A fascinating article in the initial portion of the book is Roger’s “The Development of Broadside Gunnery 1450-1650.” In this piece, he takes to task Sir Julian Corbett and other naval historians of the late Victorian era for arguing that the English fleet in 1588 had sailed and fought its ships in “line ahead” and had relied upon broadside gunnery to overwhelm its enemies. After carefully sifting through the evidence, Roger concludes that while basic aspects of both concepts were known to English sailors by that date, a full understanding of their value in battle was still decades off. As he expressed it, “So in the end the English, and with them no doubt the other northern nations, discovered that in setting out to match the galley, they had arrived at an entirely unexpected destination, with a new type of warship and a new style of fighting. In material terms, they were ready for the line of battle [a specific form of line ahead] by the 1580s if not before, in that they already had ships which mounted a majority of their guns (though not usually their heaviest guns) on the broadside – but this does not mean that they had yet understood the tactical implication, clear though it might be in hindsight.” (Article III, 317 [continuous pagination is not used in this book]).
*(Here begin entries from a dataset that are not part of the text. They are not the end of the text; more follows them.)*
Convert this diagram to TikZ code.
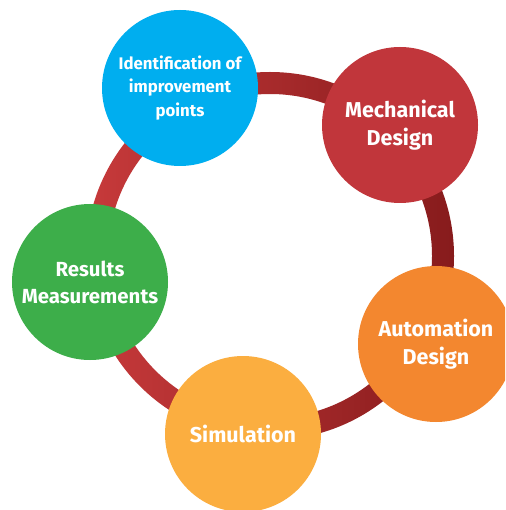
\documentclass[tikz,border=0pt]{standalone}
\usepackage{fontspec}
\setmainfont{Fira Sans}
\definecolor{cBlue}{HTML}{00AEEF}
\definecolor{cRed}{HTML}{C1363B}
\definecolor{cOrange}{HTML}{F3872F}
\definecolor{cYellow}{HTML}{FBAE40}
\definecolor{cGreen}{HTML}{3DAE4A}
\definecolor{ringL}{HTML}{C73A3B}
\definecolor{ringR}{HTML}{871B1C}
\tikzset{
  bubble/.style={circle, minimum size=156pt, inner sep=0pt, text=white,
    font=\bfseries\fontsize{21.5}{28}\selectfont, align=center},
}
\begin{document}
\begin{tikzpicture}[x=1pt,y=-1pt]
\useasboundingbox (0,0) rectangle (505,510);
\clip (0,0) rectangle (505,510);
\fill[white] (0,0) rectangle (505,510);
\coordinate (ctr) at (270,256);
\shade[left color=ringL, right color=ringR, even odd rule]
  (ctr) circle[radius=184pt] (ctr) circle[radius=162pt];
\node[bubble, fill=cBlue, font=\bfseries\fontsize{16.8}{23.5}\selectfont] (ident) at (180,88) {Identification of\\improvement\\points};
\node[bubble, fill=cRed] (mech) at (400,125) {Mechanical\\Design};
\node[bubble, fill=cOrange] (auto) at (436,344) {Automation\\Design};
\node[bubble, fill=cYellow] (sim) at (243,434) {Simulation};
\node[bubble, fill=cGreen, font=\bfseries\fontsize{20.4}{27}\selectfont] (res) at (90,282) {Results\\Measurements};
\end{tikzpicture}
\end{document}
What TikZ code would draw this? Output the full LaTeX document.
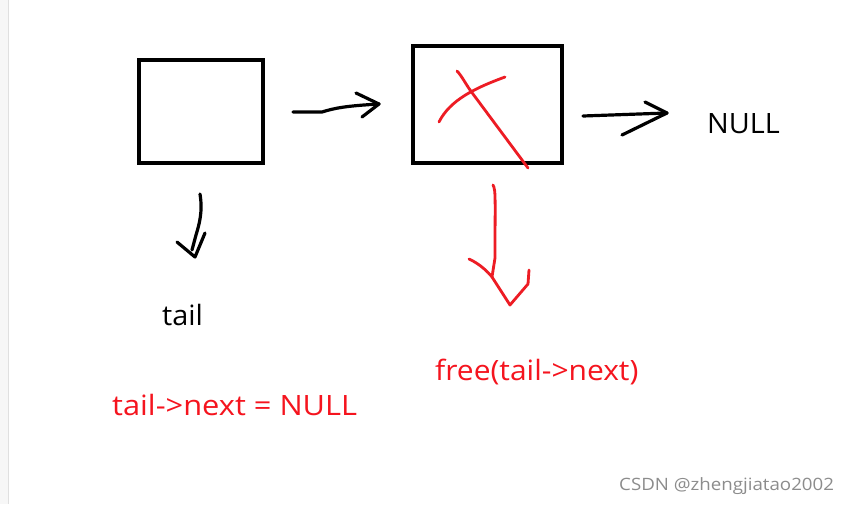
\documentclass[tikz,border=0pt]{standalone}
\usepackage{fontspec}
\setmainfont{Open Sans}
\definecolor{pred}{RGB}{237,28,36}
\definecolor{tred}{RGB}{245,20,30}
\tikzset{
  box/.style={draw=black,line width=4pt},
  pen/.style={line width=3.2pt,line cap=round,line join=round},
  rpen/.style={pen,draw=pred,line width=2.8pt},
  lbl/.style={inner sep=0pt,anchor=base west,font=\fontsize{28}{30}\selectfont},
}
\begin{document}
\begin{tikzpicture}[x=1pt,y=-1pt]
\useasboundingbox (0,0) rectangle (851,504);
\fill[white] (0,0) rectangle (851,504);
\fill[black!3] (0,0) rectangle (8,504);
\draw[black!12,line width=1pt] (8.5,0) -- (8.5,504);
% boxes
\draw[box] (139,60) rectangle (263,163);
\draw[box] (413,46) rectangle (562,163);
% arrow 1
\coordinate (a1s) at (293,112);
\coordinate (a1e) at (379,104);
\draw[pen] (a1s) -- (322,112) .. controls (335,108) and (345,106) .. (a1e);
\draw[pen] (356,93) -- (a1e) -- (362,117);
% arrow to NULL
\coordinate (a2s) at (583,116);
\coordinate (a2e) at (667,113);
\draw[pen] (a2s) -- (a2e);
\draw[pen] (645,102) -- (a2e) -- (622,135);
\node[lbl] (null) at (707,133) {\scalebox{1.03}[1]{NULL}};
% X mark
\draw[rpen] (457,71) .. controls (462,76) and (466,85) .. (473,94) -- (528,168);
\draw[rpen] (439,122) .. controls (450,100) and (475,88) .. (505,77);
% black down arrow
\coordinate (b1s) at (200,194);
\coordinate (b1e) at (195,257);
\draw[pen] (b1s) .. controls (203,212) and (199,225) .. (196,235) -- (192,250);
\draw[pen] (177,242) -- (b1e) -- (205,233);
\node[lbl] (tail) at (162,325) {\scalebox{1.03}[1]{tail}};
% red down arrow
\draw[rpen] (493,185) .. controls (496,190) and (495,200) .. (495,258) -- (492,277);
\draw[rpen] (469,259) .. controls (480,264) and (488,272) .. (492,277) -- (510,305) -- (528,284) -- (529,270);
% red texts
\node[lbl,text=tred] (t1) at (112,415) {\scalebox{1.1}[1]{tail->next = NULL}};
\node[lbl,text=tred] (t2) at (435,380) {\scalebox{1.07}[1]{free(tail->next)}};
% watermark
\node[inner sep=0pt,anchor=base west,text=black!45,font=\fontsize{17}{18}\selectfont] (wm) at (619,490) {\scalebox{1.1}[1]{CSDN @zhengjiatao2002}};
\end{tikzpicture}
\end{document}
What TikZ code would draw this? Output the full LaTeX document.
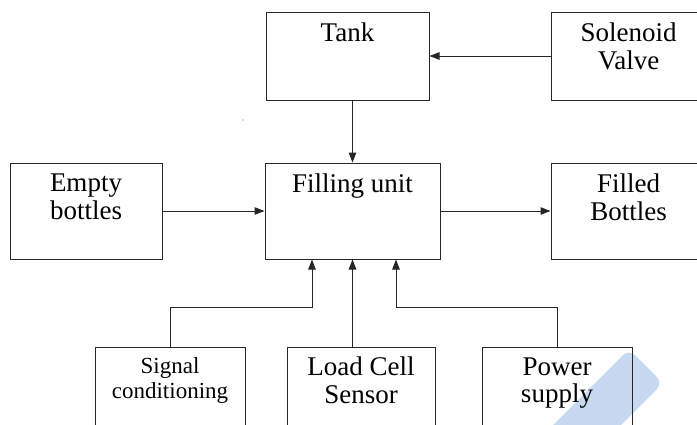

Another article of great interest is the author’s “Weather, geography and naval power in the Age of Sail.” In this piece, Roger walks carefully through the difficulties of navigation imposed on sailing ships by their utter dependence upon favorable winds, tides, and currents to make progress toward many of their intended destinations. As the author sums up the matter, “ Britain ’s eventual success [in achieving naval dominance at sea] can be explained in terms of a prolonged process of learning how to exploit the favourable, and overcome the unfavourable, aspects of the situation. None of this was inevitable, and not much of it is intelligible to the historian who ignores the real world of winds and currents, navigation and pilotage.” (Article XII, 197).
This intriguing volume containing many of Nicholas Roger’s naval history articles deserves to be placed on one’s bookshelf, alongside the several substantial studies on the history of Britain ’s rise to naval power that he has written during the past three decades. That being said, even those readers with a more than casual interest in the larger framework of naval history will find much to ponder within its pages.